At VGH, all the examining rooms were full and my husband ended up on a bed in the hall. At first it was a bit annoying, but the human drama going on around us made up for it. An old woman, who appeared to be in her 80s, was lying on a bed, looking frightened. A doctor arrived minutes after we did and told her, and her caregiver, that she had three broken ribs. After some confusion on the old woman's part, the doctor gave her a Tylenol 3 and promised to check back. After the doctor left, her caregiver helped her drink juice from a straw and sat close to her, talking softly.
Meanwhile, an old couple, who we later learned were 93 (the man) and 96 (the woman), had been wheeled into the ER. They had been at church and when he stood up, he couldn't maintain his balance. Someone helped to get him into a chair and then called 9-1-1. A bit later, the man was taken into the examination room and the woman went to sit down by the Filipino caregiver, who comforted her. I asked if she'd like a cup of tea and volunteered to go get one from the vending machine. There wasn't any tea, so I bought her a cup of hot chocolate, which she sipped thankfully, as tears welled up in her eyes. When her husband came back, the nurse got the woman a chair and placed it so she could see her husband's face and whenever he asked a question, she would gently answer him. Periodically, we could hear him asking, "Why am I in a bed? Am I in the hospital?" and each time, his wife answered patiently, as if it were the first time he had asked the question.
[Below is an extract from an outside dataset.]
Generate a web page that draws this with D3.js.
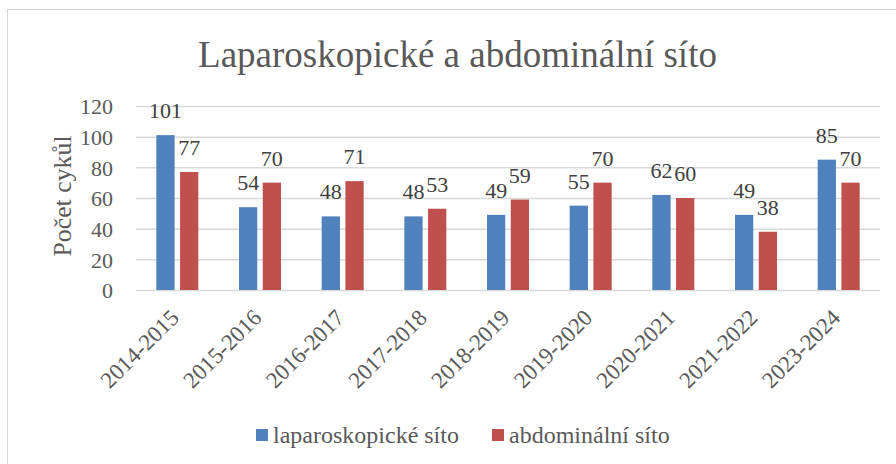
<!DOCTYPE html>
<html lang="cs">
<head>
<meta charset="UTF-8">
<title>Laparoskopické a abdominální síto</title>
<script src="https://d3js.org/d3.v7.min.js"></script>
<style>
  body { margin: 0; background: #fff; }
</style>
</head>
<body>
<div id="chart"></div>
<script>
// Data
const categories = ['2014-2015', '2015-2016', '2016-2017', '2017-2018', '2018-2019', '2019-2020', '2020-2021', '2021-2022', '2023-2024'];
const laparoskopicke = [101, 54, 48, 48, 49, 55, 62, 49, 85];
const abdominalni = [77, 70, 71, 53, 59, 70, 60, 38, 70];
const seriesNames = ['laparoskopické síto', 'abdominální síto'];
const yTicks = [0, 20, 40, 60, 80, 100, 120];

const width = 896, height = 464;
const colors = ['#4F81BD', '#C0504D'];
const font = '"Liberation Serif", serif';
const margin = { top: 106, right: 16, bottom: 174, left: 136 };

const svg = d3.select('#chart').append('svg')
    .attr('width', width)
    .attr('height', height)
    .style('font-family', font);

// Rahmen (nur links/oben sichtbar)
svg.append('rect')
    .attr('x', 7.5).attr('y', 9.5)
    .attr('width', 900).attr('height', 470)
    .attr('fill', 'none')
    .attr('stroke', '#D9D9D9');

const x = d3.scaleBand()
    .domain(categories)
    .range([margin.left, width - margin.right]);

const xInner = d3.scaleBand()
    .domain([0, 1])
    .range([x.bandwidth() / 2 - 21, x.bandwidth() / 2 + 21])
    .paddingInner(0.23);

const y = d3.scaleLinear()
    .domain([0, 120])
    .range([height - margin.bottom, margin.top]);

// Gitterlinien + Y-Ticks
svg.append('g')
    .attr('transform', `translate(${margin.left},0)`)
    .call(d3.axisLeft(y).tickValues(yTicks).tickSize(-(width - margin.left - margin.right)).tickFormat(d => d))
    .call(g => g.select('.domain').remove())
    .call(g => g.selectAll('line').attr('stroke', '#D9D9D9').attr('stroke-width', 1.5))
    .call(g => g.selectAll('text')
        .attr('x', -23)
        .attr('dy', '0.35em')
        .style('font-size', '22px')
        .style('font-family', font)
        .attr('fill', '#595959'));

// Balken
const series = [laparoskopicke, abdominalni];
series.forEach((vals, si) => {
    const g = svg.append('g');
    g.selectAll('rect')
        .data(vals)
        .join('rect')
        .attr('x', (d, i) => x(categories[i]) + xInner(si))
        .attr('y', d => y(d))
        .attr('width', xInner.bandwidth())
        .attr('height', d => y(0) - y(d))
        .attr('fill', colors[si]);
    g.selectAll('text')
        .data(vals)
        .join('text')
        .attr('x', (d, i) => x(categories[i]) + xInner(si) + xInner.bandwidth() / 2)
        .attr('y', d => y(d) - 17)
        .attr('text-anchor', 'middle')
        .style('font-size', '22px')
        .style('font-family', font)
        .attr('fill', '#404040')
        .text(d => d);
});

// X-Achse Beschriftung
svg.append('g')
    .selectAll('text')
    .data(categories)
    .join('text')
    .attr('transform', d => `translate(${x(d) + x.bandwidth() / 2 + 3},${y(0) + 29}) rotate(-45)`)
    .attr('text-anchor', 'end')
    .style('font-size', '23px')
    .style('font-family', font)
    .attr('fill', '#595959')
    .text(d => d);

// Y-Achsentitel
svg.append('text')
    .attr('transform', `translate(71,196) rotate(-90)`)
    .attr('text-anchor', 'middle')
    .style('font-size', '25.8px')
    .style('font-family', font)
    .attr('fill', '#595959')
    .text('Počet cykůl');

// Titel
svg.append('text')
    .attr('x', 457.5)
    .attr('y', 67)
    .attr('text-anchor', 'middle')
    .style('font-size', '37px')
    .style('font-family', font)
    .attr('fill', '#595959')
    .text('Laparoskopické a abdominální síto');

// Legende
const legendX = [256, 492];
seriesNames.forEach((name, i) => {
    svg.append('rect')
        .attr('x', legendX[i]).attr('y', 429)
        .attr('width', 12).attr('height', 12)
        .attr('fill', colors[i]);
    svg.append('text')
        .attr('x', legendX[i] + 17)
        .attr('y', 443)
        .style('font-size', '24px')
        .style('font-family', font)
        .attr('fill', '#595959')
        .text(name);
});
</script>
</body>
</html>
And so the afternoon went. There was someone with a gunshot wound down the hall, someone said, and a Chinese family passed through wheeling an old man in a bright red wheelchair, one of the women carrying a tray of coffee and donuts from Tim Horton's. Eventually, the doctor came to examine my husband and then he went for a CT scan. Meanwhile, I had made use of the waiting room's limited facilities, calling our son to let him know how things were going, buying myself some coffee, then chips. I got my husband a pillow and a granola bar. Much later, the doctor returned. "Your brain looks fine," he told my husband. However, he ordered another test that could be done at UBC hospital in the next week or 2. When we left, the old man and the elderly woman were waiting to be admitted. We hadn't found much out about what was wrong with my husband, but I left with the insight that, at least here in Canada, when nurses and doctors are overextended, everyone becomes a caregiver.